My holidays have been painted with the same faces for many years now. Sometimes we travel for Thanksgiving or Christmas, but usually we spend it with our makeshift family, the neighbors and friends we’ve gathered throughout the years.
Today we lingered at the table, we laughed, we reminisced. We came together to share food. The main reason I love food so much is because it tastes good, but the very close second is because it amazes me how much meaning is in food. Namely, the preparation of food for others. The thought, the expense, the time, the tenderness. The giving of food is a symbol of generosity, sympathy, respect, humility, and affection.
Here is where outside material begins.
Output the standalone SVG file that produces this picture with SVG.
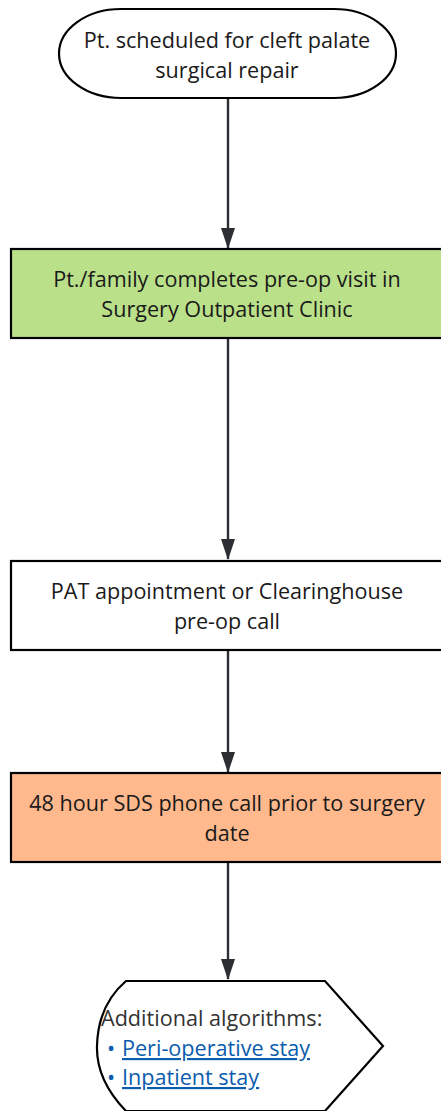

A parent feeding their child, a lover bringing their significant other breakfast in bed, neighbors giving a new family cookies, or a friend making soup for a friend who is sick. Whether you are sitting around a table or in a circle on the floor, eating off delicate plates or with your hands, the community is undeniable. Food is, in my opinion, the best way to take care of someone as you are quite literally nourishing both their body and their spirit. It doesn’t have to be a Thanksgiving feast. Making someone a cup of coffee–especially if that someone is me–can mean the world.
Happy Thanksgiving. I hope that today you all had the chance to exercise patience, took a moment to appreciate what you have, and ate a lot of good food.
I recently saw the movie “About Time”. If you haven’t seen it yet, you should. It’s about a guy who is ordinary in every respect, except that he can travel back in time. The film is about the every day happenings of his life (love, family, work, hardship, etc.) and about the things in life you can change, the things you can’t, and how you should appreciate the time you have, every single day. Spoiler alert: In the end his dad tells him to re-live an average day and try to see all of the beauty in it that he may have missed before. The secret to a happy life, he claims, is to live every day as if it was your second time to live it. As if you have been given a second chance to do it right and discover its little gifts. Pretty good advice if you ask me. Advice I need to take more often.
And, speaking of important advice, I will leave you with my neighbor’s wisdom on how best to break your belt on Thanksgiving: “Don’t look up, don’t breathe, just keep eating”.